» Required work
Starting from the top of the material, restate each line exactly until the line that contains "const valleyY = [-0.30, -0.15, 0.0, 0.15, 0.30];", which is also copied. Pictures are excluded.
[Begin Data segment]
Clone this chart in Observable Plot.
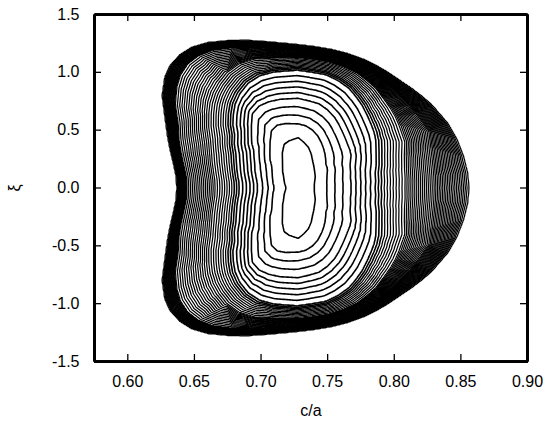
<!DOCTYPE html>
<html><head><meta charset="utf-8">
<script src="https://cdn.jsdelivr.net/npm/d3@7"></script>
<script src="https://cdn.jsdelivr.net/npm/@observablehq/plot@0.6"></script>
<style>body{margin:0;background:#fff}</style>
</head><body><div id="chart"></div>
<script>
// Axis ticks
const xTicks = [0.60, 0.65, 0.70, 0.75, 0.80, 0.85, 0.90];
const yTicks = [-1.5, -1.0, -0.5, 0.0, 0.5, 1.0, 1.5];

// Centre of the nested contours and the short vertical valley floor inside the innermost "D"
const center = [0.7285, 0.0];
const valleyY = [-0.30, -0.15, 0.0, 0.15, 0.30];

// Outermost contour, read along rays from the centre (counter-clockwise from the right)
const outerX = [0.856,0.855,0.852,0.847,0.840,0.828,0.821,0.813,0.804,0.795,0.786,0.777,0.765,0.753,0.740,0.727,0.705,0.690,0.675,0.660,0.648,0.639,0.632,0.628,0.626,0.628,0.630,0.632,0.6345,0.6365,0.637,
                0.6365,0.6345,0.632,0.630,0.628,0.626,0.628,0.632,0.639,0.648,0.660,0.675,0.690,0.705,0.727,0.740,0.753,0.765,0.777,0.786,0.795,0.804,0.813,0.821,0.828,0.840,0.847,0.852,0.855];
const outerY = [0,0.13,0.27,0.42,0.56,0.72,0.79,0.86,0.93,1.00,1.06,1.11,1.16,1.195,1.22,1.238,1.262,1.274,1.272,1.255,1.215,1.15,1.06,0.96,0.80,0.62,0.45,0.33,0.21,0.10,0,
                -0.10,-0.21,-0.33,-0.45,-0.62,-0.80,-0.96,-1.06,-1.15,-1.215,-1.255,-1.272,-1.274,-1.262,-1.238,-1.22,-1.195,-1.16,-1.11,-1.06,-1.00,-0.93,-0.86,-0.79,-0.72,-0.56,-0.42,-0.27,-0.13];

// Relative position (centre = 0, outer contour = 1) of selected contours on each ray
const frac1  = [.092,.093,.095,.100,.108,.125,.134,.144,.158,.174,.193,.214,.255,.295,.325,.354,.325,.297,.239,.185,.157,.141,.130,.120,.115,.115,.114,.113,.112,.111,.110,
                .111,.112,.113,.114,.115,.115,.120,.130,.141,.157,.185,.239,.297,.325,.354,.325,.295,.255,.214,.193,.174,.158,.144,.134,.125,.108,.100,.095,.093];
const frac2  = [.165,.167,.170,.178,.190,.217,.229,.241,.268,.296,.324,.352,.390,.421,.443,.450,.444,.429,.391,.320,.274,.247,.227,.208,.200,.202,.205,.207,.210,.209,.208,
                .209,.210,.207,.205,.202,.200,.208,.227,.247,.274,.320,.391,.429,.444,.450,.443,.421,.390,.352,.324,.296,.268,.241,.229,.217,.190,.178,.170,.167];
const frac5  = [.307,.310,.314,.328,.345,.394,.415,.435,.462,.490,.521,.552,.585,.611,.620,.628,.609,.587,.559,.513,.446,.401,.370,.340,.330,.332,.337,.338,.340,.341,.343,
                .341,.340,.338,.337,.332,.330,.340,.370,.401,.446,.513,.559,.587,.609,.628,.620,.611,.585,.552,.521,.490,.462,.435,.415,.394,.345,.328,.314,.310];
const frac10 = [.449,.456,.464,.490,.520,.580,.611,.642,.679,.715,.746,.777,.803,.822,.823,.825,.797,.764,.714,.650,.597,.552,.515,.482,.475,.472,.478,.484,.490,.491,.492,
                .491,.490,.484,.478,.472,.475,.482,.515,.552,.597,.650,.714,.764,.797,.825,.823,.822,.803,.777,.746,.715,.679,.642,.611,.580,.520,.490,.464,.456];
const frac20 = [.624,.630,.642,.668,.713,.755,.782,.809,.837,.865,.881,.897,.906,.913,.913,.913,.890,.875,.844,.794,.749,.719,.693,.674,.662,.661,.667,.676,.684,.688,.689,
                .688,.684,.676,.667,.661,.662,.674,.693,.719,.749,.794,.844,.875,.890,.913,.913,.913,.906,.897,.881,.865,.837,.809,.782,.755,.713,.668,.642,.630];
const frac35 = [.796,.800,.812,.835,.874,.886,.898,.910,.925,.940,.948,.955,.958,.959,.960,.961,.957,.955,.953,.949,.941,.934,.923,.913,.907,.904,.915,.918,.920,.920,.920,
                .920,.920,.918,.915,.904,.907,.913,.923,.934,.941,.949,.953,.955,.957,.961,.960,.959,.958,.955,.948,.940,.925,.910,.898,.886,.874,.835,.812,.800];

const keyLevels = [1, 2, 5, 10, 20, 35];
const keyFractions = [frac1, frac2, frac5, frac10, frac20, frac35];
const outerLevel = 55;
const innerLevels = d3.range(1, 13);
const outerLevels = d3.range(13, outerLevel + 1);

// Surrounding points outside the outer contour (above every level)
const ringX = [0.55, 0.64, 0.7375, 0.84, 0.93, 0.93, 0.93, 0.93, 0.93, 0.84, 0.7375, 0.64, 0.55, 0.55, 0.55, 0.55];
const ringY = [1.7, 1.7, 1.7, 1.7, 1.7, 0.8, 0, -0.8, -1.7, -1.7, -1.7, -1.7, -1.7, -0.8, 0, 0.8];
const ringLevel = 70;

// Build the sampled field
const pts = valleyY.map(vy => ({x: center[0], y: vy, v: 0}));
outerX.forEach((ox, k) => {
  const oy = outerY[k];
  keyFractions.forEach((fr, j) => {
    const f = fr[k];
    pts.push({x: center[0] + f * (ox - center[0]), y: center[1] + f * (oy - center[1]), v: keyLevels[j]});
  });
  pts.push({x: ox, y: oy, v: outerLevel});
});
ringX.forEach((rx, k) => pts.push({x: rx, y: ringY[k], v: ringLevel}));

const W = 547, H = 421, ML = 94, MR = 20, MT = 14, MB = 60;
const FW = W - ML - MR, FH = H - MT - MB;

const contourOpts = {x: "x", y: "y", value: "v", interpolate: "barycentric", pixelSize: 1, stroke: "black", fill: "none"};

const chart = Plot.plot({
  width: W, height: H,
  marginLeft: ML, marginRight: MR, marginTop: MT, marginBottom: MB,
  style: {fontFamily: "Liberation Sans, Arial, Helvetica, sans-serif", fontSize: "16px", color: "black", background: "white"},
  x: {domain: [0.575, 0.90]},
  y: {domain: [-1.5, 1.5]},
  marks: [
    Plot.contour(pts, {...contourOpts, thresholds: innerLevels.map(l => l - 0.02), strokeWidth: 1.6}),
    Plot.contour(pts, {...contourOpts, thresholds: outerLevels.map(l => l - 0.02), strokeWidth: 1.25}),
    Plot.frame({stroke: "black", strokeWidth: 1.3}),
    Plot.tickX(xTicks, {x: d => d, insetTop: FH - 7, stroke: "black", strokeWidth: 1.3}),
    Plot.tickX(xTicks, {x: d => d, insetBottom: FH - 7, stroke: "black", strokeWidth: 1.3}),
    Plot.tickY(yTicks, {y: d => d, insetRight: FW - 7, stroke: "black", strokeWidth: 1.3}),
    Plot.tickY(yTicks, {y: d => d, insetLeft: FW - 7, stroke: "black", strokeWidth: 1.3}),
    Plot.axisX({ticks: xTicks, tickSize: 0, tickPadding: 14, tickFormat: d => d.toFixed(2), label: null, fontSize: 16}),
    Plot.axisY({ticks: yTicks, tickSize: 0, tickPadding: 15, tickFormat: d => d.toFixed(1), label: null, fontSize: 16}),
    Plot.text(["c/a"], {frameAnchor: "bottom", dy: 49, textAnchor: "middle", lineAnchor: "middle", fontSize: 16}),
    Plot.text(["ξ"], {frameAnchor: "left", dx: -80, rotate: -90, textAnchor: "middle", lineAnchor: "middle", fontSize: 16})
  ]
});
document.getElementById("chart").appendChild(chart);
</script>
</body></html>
[End Data segment]
» Answer to the exercise
Clone this chart in Observable Plot.
<!DOCTYPE html>
<html><head><meta charset="utf-8">
<script src="https://cdn.jsdelivr.net/npm/d3@7"></script>
<script src="https://cdn.jsdelivr.net/npm/@observablehq/plot@0.6"></script>
<style>body{margin:0;background:#fff}</style>
</head><body><div id="chart"></div>
<script>
// Axis ticks
const xTicks = [0.60, 0.65, 0.70, 0.75, 0.80, 0.85, 0.90];
const yTicks = [-1.5, -1.0, -0.5, 0.0, 0.5, 1.0, 1.5];

// Centre of the nested contours and the short vertical valley floor inside the innermost "D"
const center = [0.7285, 0.0];
const valleyY = [-0.30, -0.15, 0.0, 0.15, 0.30];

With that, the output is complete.